Thanks He Is Just A Baby To 7 Months! I will have a video of him hopefully up tonight!


----------



## roxy culver (May 27, 2010)

What a cutie!


----------



## crazy4tiels88 (Aug 10, 2008)

He is pretty to and he is loosing his pearls its his first molt! Man I wanted the pied so bad that he was gonna sell but decided not to he had almost big wide stripes on his back and spots on his yellow breast but they weren't pearl spots! But the guy decided to keep him and i can see why!! The whiteface male had almost a blue tint to him on his back and he was very vocal and he looked like a female whiteface but defiantly a male and i felt sorry for him cause he said that Storm and him were attached to each other but someone supposely were going to buy him. Also the guy had a female pearl that kept coming up to me and he said that is strange cause she doesn't like him or other people but i scratched her head and she liked it! I had to get out of his house before i bought her too!
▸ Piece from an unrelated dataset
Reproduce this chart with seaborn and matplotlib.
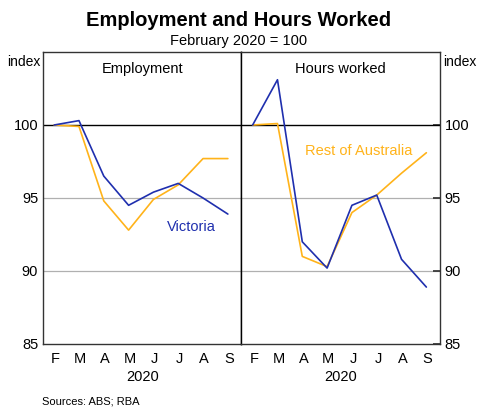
import numpy as np
import pandas as pd
import seaborn as sns
import matplotlib
matplotlib.use("Agg", force=True)
import matplotlib.pyplot as plt

months = ["F", "M", "A", "M", "J", "J", "A", "S"]
panels = ["Employment", "Hours worked"]

emp_vic = [100.0, 100.3, 96.5, 94.5, 95.4, 96.0, 95.0, 93.9]
emp_rest = [100.0, 99.9, 94.8, 92.8, 94.9, 95.9, 97.7, 97.7]
hrs_vic = [100.0, 103.1, 92.0, 90.2, 94.5, 95.2, 90.8, 88.9]
hrs_rest = [100.0, 100.1, 91.0, 90.3, 94.0, 95.2, 96.7, 98.1]

BLUE = "#1f2fae"
ORANGE = "#ffb31a"

rows = []
for panel, vic, rest in [(panels[0], emp_vic, emp_rest), (panels[1], hrs_vic, hrs_rest)]:
    for i in range(len(months)):
        rows.append({"panel": panel, "pos": i + 0.45, "series": "Victoria", "value": vic[i]})
        rows.append({"panel": panel, "pos": i + 0.45, "series": "Rest of Australia", "value": rest[i]})
df = pd.DataFrame(rows)

sns.set_theme(style="white")
plt.rcParams["font.family"] = ["Liberation Sans", "DejaVu Sans"]
plt.rcParams.update({"text.color": "black", "xtick.color": "black", "ytick.color": "black"})

fig = plt.figure(figsize=(4.78, 4.08), dpi=100)
left, right, bottom, top = 43 / 478, 440 / 478, 1 - 344 / 408, 1 - 52 / 408
w = (right - left) / 2
axes = [fig.add_axes([left, bottom, w, top - bottom]),
        fig.add_axes([left + w, bottom, w, top - bottom])]

for k, (ax, panel) in enumerate(zip(axes, panels)):
    for y in [90, 95]:
        ax.axhline(y, color="#b0b0b0", lw=0.9, zorder=0)
    ax.axhline(100, color="black", lw=1.0, zorder=1)
    sub = df[df.panel == panel]
    sns.lineplot(data=sub, x="pos", y="value", hue="series",
                 hue_order=["Rest of Australia", "Victoria"],
                 palette={"Victoria": BLUE, "Rest of Australia": ORANGE},
                 lw=1.2, legend=False, ax=ax, zorder=2)
    ax.set_xlim(0, 8)
    ax.set_ylim(85, 105)
    ax.set_xlabel("")
    ax.set_ylabel("")
    ax.set_xticks(np.arange(1, 8))
    ax.set_xticklabels([])
    ax.set_xticks(np.arange(8) + 0.5, minor=True)
    ax.set_xticklabels(months, minor=True)
    ax.tick_params(axis="x", which="major", direction="in", length=5, color="#333333")
    ax.tick_params(axis="x", which="minor", length=0, labelsize=10.5, pad=6)
    ax.set_yticks([85, 90, 95, 100])
    ax.tick_params(axis="y", direction="in", length=5, labelsize=10.5, color="#333333")
    for s in ax.spines.values():
        s.set_color("#333333")
        s.set_linewidth(1.0)
    ax.text(0.5, 0.965, panel, transform=ax.transAxes, ha="center", va="top", fontsize=10.5)
    if k == 0:
        ax.spines["right"].set_color("black")
    else:
        ax.yaxis.tick_right()
        ax.spines["left"].set_color("black")
    cx = ax.get_position().x0 + w / 2
    fig.text(cx, 1 - 377 / 408, "2020", ha="center", va="center", fontsize=10.5)

fig.text(40 / 478, 1 - 62 / 408, "index", ha="right", va="center", fontsize=10)
fig.text(443 / 478, 1 - 62 / 408, "index", ha="left", va="center", fontsize=10)
axes[0].text(5.0, 93.0, "Victoria", color=BLUE, fontsize=10.5, ha="left", va="center")
axes[1].text(2.55, 98.2, "Rest of Australia", color=ORANGE, fontsize=10.5, ha="left", va="center")

fig.text(0.5, 1 - 20 / 408, "Employment and Hours Worked", ha="center", va="center",
         fontsize=14.5, fontweight="bold")
fig.text(0.5, 1 - 41 / 408, "February 2020 = 100", ha="center", va="center", fontsize=10.5)
fig.text(42 / 478, 1 - 401 / 408, "Sources: ABS; RBA", ha="left", va="center", fontsize=8)

fig.savefig("out.png", dpi=100)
LOL but he said he was gonna sell her but i suggested he set her up with his pied male! She was a pretty pearl too looked like my graystar but slightly different i think smaller


----------



## lperry82 (Aug 2, 2010)

How adorable  i think i would of got her aswell lol she did choose you lol


----------



## RaveMoon (Sep 9, 2010)

Wow what a beautiful bird! So glad you got him, but as Iperry said I probably wouldnt have been able to walk away from the other one too!  I'm a sucker like that


----------



## crazy4tiels88 (Aug 10, 2008)

Well I don't need anymore females at the moment and now i have 2 breeding pairs Storm And Ivory And Graystar And Vulture!


----------



## pknight1120 (Feb 9, 2011)

Beautiful boy! Congratulations!


----------



## crazy4tiels88 (Aug 10, 2008)

I didn't take these Chris The Breeder Did then he tagged me on facebook so he said i can keep these


----------



## lperry82 (Aug 2, 2010)

He is very kind to give you some photos, storm looks so adorable


----------



## crazy4tiels88 (Aug 10, 2008)

Thanks And Yea He Is A Sweet Heart


----------



## Belinda (Oct 9, 2010)

He looks very handsome -- I just picked up a wf cinnamon pearl pied baby yesterday -- will Storm moult all his pearls out now?


----------



## crazy4tiels88 (Aug 10, 2008)

Yea he is molting now and u can tell alittle bit that he is molting his pearls but i think he may keep a few! Yay


----------



## xxxSpikexxx (Jul 30, 2007)

He is really pretty  My linnies name is Storm


----------



## crazy4tiels88 (Aug 10, 2008)

Thats Cool Yea I Had A Hamster Named Stormy But Haven't Named Any Cockatiels Storm Yet And I Asked My Whiteface Pearl In The Car If He Liked Storm And He Chirps So Maybe He Said Yes!


----------



## roxy culver (May 27, 2010)

I love all the pearls he has....he'll make pretty daughters lol.


----------



## crazy4tiels88 (Aug 10, 2008)

I Think I May Get Some Pieds From Him As Well I Hope If All Go's Well With Him And Ivory! He Looks To Be Possibly Split Pied As Well


----------